Teofila "Totti" Cohen , (née Kaplun; 5 March 1932 - 29 August 2010) was an Australian educational reformer and solicitor who served as president of the Federation of Parents and Citizens Associations of New South Wales from 1973 to 1980.

==Biography==
Teofila (nickname, "Totti") Kaplun was born in Paddington to Polish-Jewish emigrants Stanley Kaplun and Adel, née Gutman. She attended local primary schools and then Parramatta and Sydney Girls' high schools. She topped the state in history in the Leaving Certificate, also winning first-class honours in English and Latin; consequently she won a scholarship to the University of Sydney, where she graduated with a Bachelor of Arts and a Bachelor of Law in 1956. In that year she married Neville Albert Cohen; they would adopt one son in 1960 before Cohen gave birth to another in 1961. She was the first woman employed as a solicitor at Minter Simpson, before moving to F. W. Jenkins and Co. which she eventually bought after Jenkins's death.

She explored the option of teaching when her sons began attending school and enrolled externally at the University of New England, but discovered that teaching positions were only readily available north of Tamworth and gave up the idea. She joined the Parents and Citizens (P&C) Association at Coogee and by 1968 rose to the state council. She ran as a candidate for the Defence of Government Schools group in the 1969 federal election, challenging the Speaker of the House, Sir William Aston, for his seat of Phillip; she received 2.3% of the vote. In 1973 she was elected president of the Federation of P&C Associations, and significantly increased the influence and political involvement of the organisation. Awarded an OBE in 1978, she was a parent representative on the Education Commission and vice-president of the Australian Council of School Organisations. She retired in 1980.

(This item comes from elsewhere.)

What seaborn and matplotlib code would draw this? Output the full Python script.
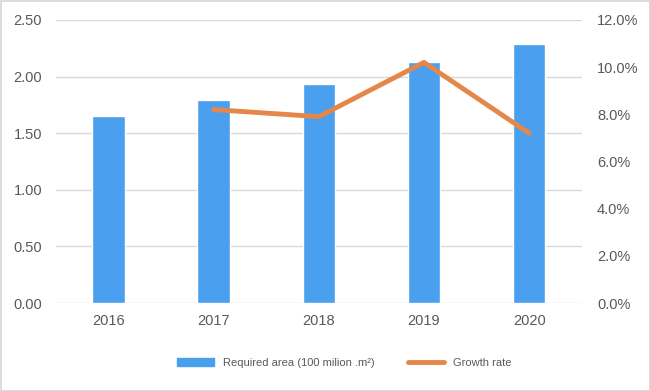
import matplotlib.pyplot as plt
import matplotlib.ticker as mtick
from matplotlib.lines import Line2D
from matplotlib.patches import Patch
import numpy as np
import seaborn as sns

years = ["2016", "2017", "2018", "2019", "2020"]
area = [1.65, 1.79, 1.93, 2.13, 2.29]
growth_years = ["2017", "2018", "2019", "2020"]
growth = [8.2, 7.9, 10.2, 7.2]

bar_color = "#4A9FEE"
line_color = "#E4874A"
text_color = "#595959"

sns.set_style("white")
plt.rcParams["font.family"] = ["Liberation Sans", "DejaVu Sans"]

fig = plt.figure(figsize=(6.5, 3.91), dpi=100, linewidth=2, edgecolor="#dcdcdc")
ax = fig.add_axes([0.086, 0.225, 0.809, 0.724])

sns.barplot(x=years, y=area, color=bar_color, width=0.31, saturation=1, ax=ax)
ax.set_ylim(0, 2.5)
ax.set_yticks(np.arange(0, 2.51, 0.5))
ax.yaxis.set_major_formatter(mtick.FormatStrFormatter("%.2f"))
ax.grid(axis="y", color="#d9d9d9", linewidth=1)
ax.set_axisbelow(True)
for s in ax.spines.values():
    s.set_visible(False)
ax.tick_params(length=0, labelsize=10.5, colors=text_color, pad=8)
ax.tick_params(axis="y", pad=10)

ax2 = ax.twinx()
gx = [years.index(y) for y in growth_years]
sns.lineplot(x=gx, y=growth, color=line_color, linewidth=3.5, ax=ax2)
ax2.set_ylim(0, 12)
ax2.set_yticks(np.arange(0, 12.1, 2))
ax2.yaxis.set_major_formatter(mtick.FormatStrFormatter("%.1f%%"))
for s in ax2.spines.values():
    s.set_visible(False)
ax2.tick_params(length=0, labelsize=10.5, colors=text_color, pad=11)
ax.set_xlim(-0.5, 4.5)

handles = [Patch(color=bar_color), Line2D([], [], color=line_color, linewidth=3.5)]
labels = ["Required area (100 milion .m²)", "Growth rate"]
fig.legend(handles, labels, loc="center", bbox_to_anchor=(0.53, 0.072), ncol=2,
           frameon=False, fontsize=8, handlelength=3.3, handleheight=0.8,
           columnspacing=3, labelcolor=text_color)

fig.savefig("out.png", dpi=100)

Following her retirement from the P&C presidency, Cohen served part-time on the Social Security Appeals Tribunal and the Consumer, Trading and Tenancy Tribunal, and was chairwoman of the New South Wales Privacy Committee from 1983 to 1993. Awarded the AM in 1987, she was also involved in the National Council of Jewish Women and the Jewish Board of Deputies. She died in 2010.